Volunteering with us not only allows you to participate in programs assisting disadvantaged communities or endangered ecosystems, but it also offers wonderful opportunities to travel in the local area in your down time or further afield either before or after your program. Many decide to travel after volunteering, solidifying the lifetime friendships established during the program.
Our long-term field staff are a great source of advice and are here to help you make the most of your time abroad. Remember to ask about discounts on local activities and side trips through your association with us. Our Yucatan field teams have helped us put together the following information on trips and travel options in Mexico!
Optional Side Trips
As a large and vibrant country, Mexico can seem daunting at first, but here are a few ideas to get you going in the Yucatan Peninsula on your weekends off.
In this region you are spoilt for choice in the number of opportunities to try out different dive sites away from the expedition. Dive or snorkel within the unique cenotes (the underwater river systems); dive Cozumel, where the wall dives along the island have been voted as part of the world’s best top ten diving locations; or, for a full weekend, try Isla Holbox, a small island off the north of the peninsula. It’s a beautiful, tranquil place, great for a quiet weekend away. Whale sharks (the world’s largest fish) migrate up near the island from June to September and snorkelling alongside them while they filter feed is a truly breathtaking experience!
Alternatively, if you are looking for a break from the water, make your way to Río Lagartos where flamingos flock and river crocodiles abound; visit Bacalar - known as the lake of seven colours due to the various shades of blue; or visit prime breeding areas for the hawksbill, loggerhead, leatherback, and green turtle (May to October).
Immerse yourself in the surviving Mayan culture of the area and visit remote and untouched Mayan archaeological sites, such as the famous and easily accessible sites of Tulum and Coba, or visit the beautiful and majestic Mayan ruins of Palenque in the Chiapas region.
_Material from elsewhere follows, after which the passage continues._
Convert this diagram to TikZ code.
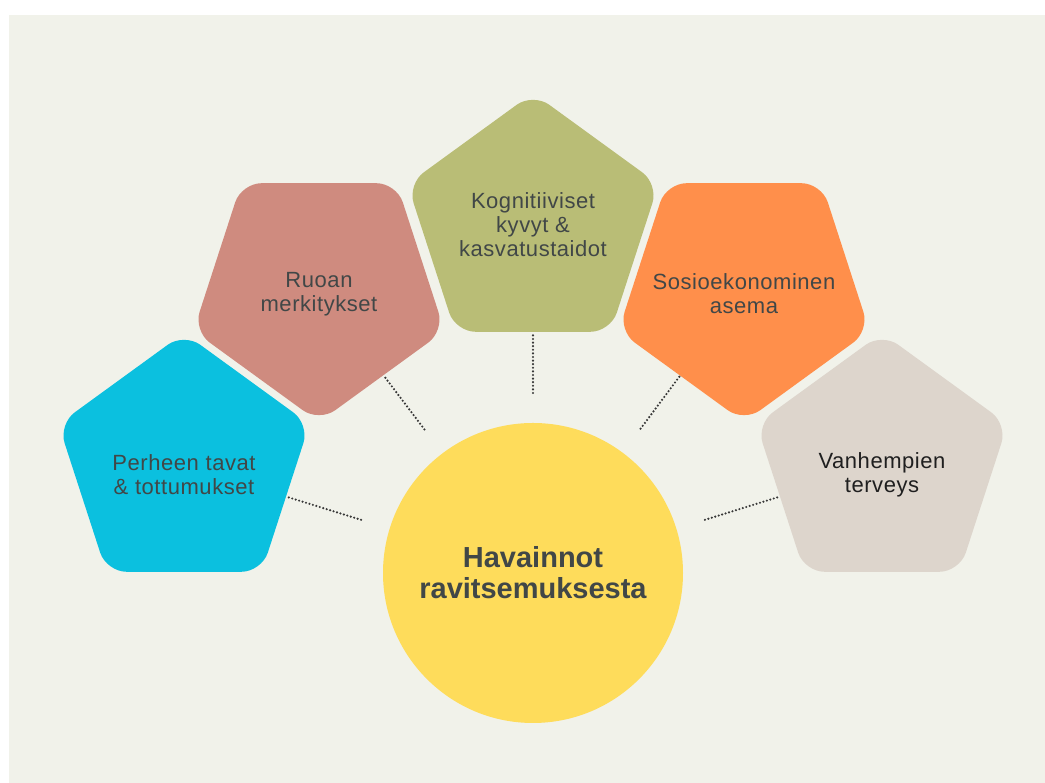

And finally, the colonial city of Mérida is the peninsula’s cultural capital and the local artisans of Izamal will be sure to offer you some souvenirs of your trip.
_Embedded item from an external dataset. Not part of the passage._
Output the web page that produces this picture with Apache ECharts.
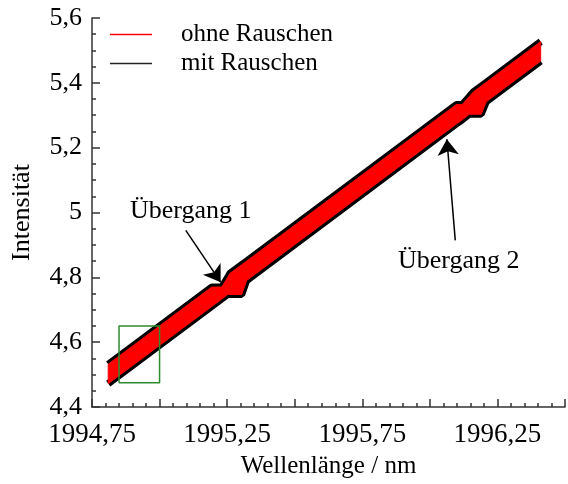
<!DOCTYPE html>
<html>
<head>
<meta charset="utf-8">
<script src="https://cdn.jsdelivr.net/npm/echarts@6/dist/echarts.min.js"></script>
<style>
  html, body { margin: 0; padding: 0; background: #fff; }
  #chart { width: 568px; height: 484px; }
</style>
</head>
<body>
<div id="chart"></div>
<script>
// Wavelength (nm) at the corners of the signal envelope
const wavelength = [1994.81, 1995.193, 1995.230, 1995.252, 1995.260, 1995.304, 1995.322,
                    1996.098, 1996.120, 1996.146, 1996.161, 1996.190, 1996.209, 1996.41];
// Upper and lower envelope of the signal (intensity)
const upperEdge = [4.532, 4.770, 4.770, 4.800, 4.812, 4.839, 4.850,
                   5.333, 5.333, 5.358, 5.372, 5.390, 5.402, 5.527];
const lowerEdge = [4.472, 4.710, 4.733, 4.747, 4.747, 4.747, 4.790,
                   5.273, 5.286, 5.303, 5.303, 5.303, 5.342, 5.467];

// Highlighted region (green frame)
const boxWavelength = [1994.85, 1995.0, 1995.0, 1994.85, 1994.85];
const boxIntensity  = [4.475, 4.475, 4.65, 4.65, 4.475];

// Annotations: text and arrow start/end in data units
const transitionNames = ['Übergang 1', 'Übergang 2'];
const arrowFrom = [[1995.097, 4.945], [1996.094, 4.914]];
const arrowTo   = [[1995.226, 4.785], [1996.063, 5.226]];

// Labelled x ticks
const xLabelValues = [1994.75, 1995.25, 1995.75, 1996.25];

const seriesNames = ['ohne Rauschen', 'mit Rauschen'];

const FONT = 'Liberation Serif';
const AXIS_COLOR = '#333';

const lowerPts = wavelength.map((x, i) => [x, lowerEdge[i]]);
const upperPts = wavelength.map((x, i) => [x, upperEdge[i]]);
const boxPts = boxWavelength.map((x, i) => [x, boxIntensity[i]]);

const chart = echarts.init(document.getElementById('chart'), null, { renderer: 'canvas' });

const axisCommon = {
  type: 'value',
  axisLine: { show: true, lineStyle: { color: AXIS_COLOR, width: 1.5 } },
  axisTick: { show: true, inside: true, length: 8, lineStyle: { color: AXIS_COLOR, width: 1.5 } },
  minorTick: { show: true, length: 4, lineStyle: { color: AXIS_COLOR, width: 1.5 } },
  splitLine: { show: false },
  nameLocation: 'middle',
  nameTextStyle: { fontFamily: FONT, fontSize: 25, color: '#000' }
};

// Filled envelope between the upper and lower edge
function renderBand(params, api) {
  const pts = upperPts.map(p => api.coord(p))
    .concat(lowerPts.slice().reverse().map(p => api.coord(p)));
  return {
    type: 'polygon',
    shape: { points: pts },
    style: { fill: '#ff0000', stroke: '#ff0000', lineWidth: 1 }
  };
}

chart.setOption({
  animation: false,
  backgroundColor: '#fff',
  grid: { left: 92, right: 1, top: 18, bottom: 74 },
  legend: {
    data: seriesNames.map(n => ({ name: n })),
    orient: 'vertical',
    left: 105,
    top: 17,
    itemWidth: 42,
    itemHeight: 1.5,
    itemGap: 4,
    icon: 'rect',
    textStyle: { fontFamily: FONT, fontSize: 25, color: '#000', padding: [0, 0, 0, 24] }
  },
  xAxis: Object.assign({}, axisCommon, {
    min: 1994.75,
    max: 1996.5,
    interval: 0.25,
    minorTick: Object.assign({}, axisCommon.minorTick, { splitNumber: 5 }),
    name: 'Wellenlänge / nm',
    nameGap: 47,
    axisLabel: {
      fontFamily: FONT, fontSize: 27, color: '#000', margin: 14,
      formatter: v => xLabelValues.some(t => Math.abs(t - v) < 1e-6) ? v.toFixed(2).replace('.', ',') : ''
    }
  }),
  yAxis: Object.assign({}, axisCommon, {
    min: 4.4,
    max: 5.6,
    interval: 0.2,
    minorTick: Object.assign({}, axisCommon.minorTick, { splitNumber: 4 }),
    name: 'Intensität',
    nameGap: 57,
    nameTextStyle: { fontFamily: FONT, fontSize: 26, color: '#000' },
    axisLabel: {
      fontFamily: FONT, fontSize: 26, color: '#000', margin: 10,
      formatter: v => String(Math.round(v * 10) / 10).replace('.', ',')
    }
  }),
  series: [
    {
      name: 'mit Rauschen', type: 'line', data: lowerPts, symbol: 'none',
      lineStyle: { color: '#000', width: 7 }, itemStyle: { color: '#222' }, z: 2
    },
    {
      name: 'mit Rauschen', type: 'line', data: upperPts, symbol: 'none',
      lineStyle: { color: '#000', width: 7 }, itemStyle: { color: '#222' }, z: 2
    },
    {
      name: 'ohne Rauschen', type: 'custom', data: [lowerPts[0]],
      itemStyle: { color: '#ff0000' },
      renderItem: renderBand, z: 3
    },
    {
      name: 'frame', type: 'line', data: boxPts, symbol: 'none',
      lineStyle: { color: '#2e8b2e', width: 1.5 }, z: 5,
      markLine: {
        silent: true,
        symbol: ['none', 'arrow'],
        symbolSize: 16,
        label: { show: false },
        lineStyle: { color: '#000', width: 1.5, type: 'solid' },
        data: arrowFrom.map((p, i) => [{ coord: p }, { coord: arrowTo[i] }])
      }
    }
  ],
  graphic: [
    {
      type: 'text', left: 130, top: 198,
      style: { text: transitionNames[0], fontFamily: FONT, fontSize: 26, fill: '#000' }
    },
    {
      type: 'text', left: 398, top: 248,
      style: { text: transitionNames[1], fontFamily: FONT, fontSize: 26, fill: '#000' }
    }
  ]
});
</script>
</body>
</html>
The facilities at our accommodation are more basic than you are accustomed to - please travel with an open mind and a willingness to adapt to local conditions. Accommodation is in shared (mixed sex) dorm rooms with shared bathroom facilities. There is bottled water available for
cooking and drinking only. Cold water is used for showering and flush toilet facilities. Participants share base duties including cooking, cleaning and other chores. You need to bring your own mosquito net and bedding, for example a thin sleeping bag liner.
If you need additional nights before or after your project, you need to book these separately. Just ask your travel advisor for help!
Most volunteers arrange their flights to arrive at Cancun International Airport the day before the program starts. You can request to be picked up from the airport, but please note that the pick-up service is only available if your flight arrives between 08:00 and 20:00 the day before the start date of the program (Friday). Make sure to send the correct flight arrival and accommodation details to us (the night's accommodation must be booked separately at extra cost). The airport transfer is not booked until you receive a confirmation from us.
Alternatively you can make your own way to the meeting point on the program start date (Saturday). The meeting time is in the morning at 10:00 at Hotel Posada del Amor in Puerto Morelos.
At the end of your program we will arrange for you to be transferred to Puerto Morelos town centre. From here you can make your own way to Cancun Airport or travel further if you wish to explore Mexico a little more. We recommend you do not book a flight out of Cancun until at least 18:00. Please also remember that you need to wait 24 hours between your last dive and flying.
Meals while on project are included. Volunteers prepare their own breakfast. During work days lunch and dinner are prepared by a local cook, on weekends participants cook their own meals. Food is a very basic, mostly a vegetarian diet with meat available about once a week. Breakfast is usually porridge, fruit or cereal, lunch is beans, vegetables, pasta and sauce etc. and a typical evening meal includes lentils, pasta, beans, rice and vegetables. Local restaurants are also an option at your own cost during weekends.
You will have limited access to long-distance communications whilst on the program. Internet is not available on base, but you will be able to reach a store with WiFi within 10 minutes by foot. Please advise family and friends that they may not hear from you on a weekly basis. Mobile/cell phone reception is limited on base. Reception is more reliable in the town of Tulum.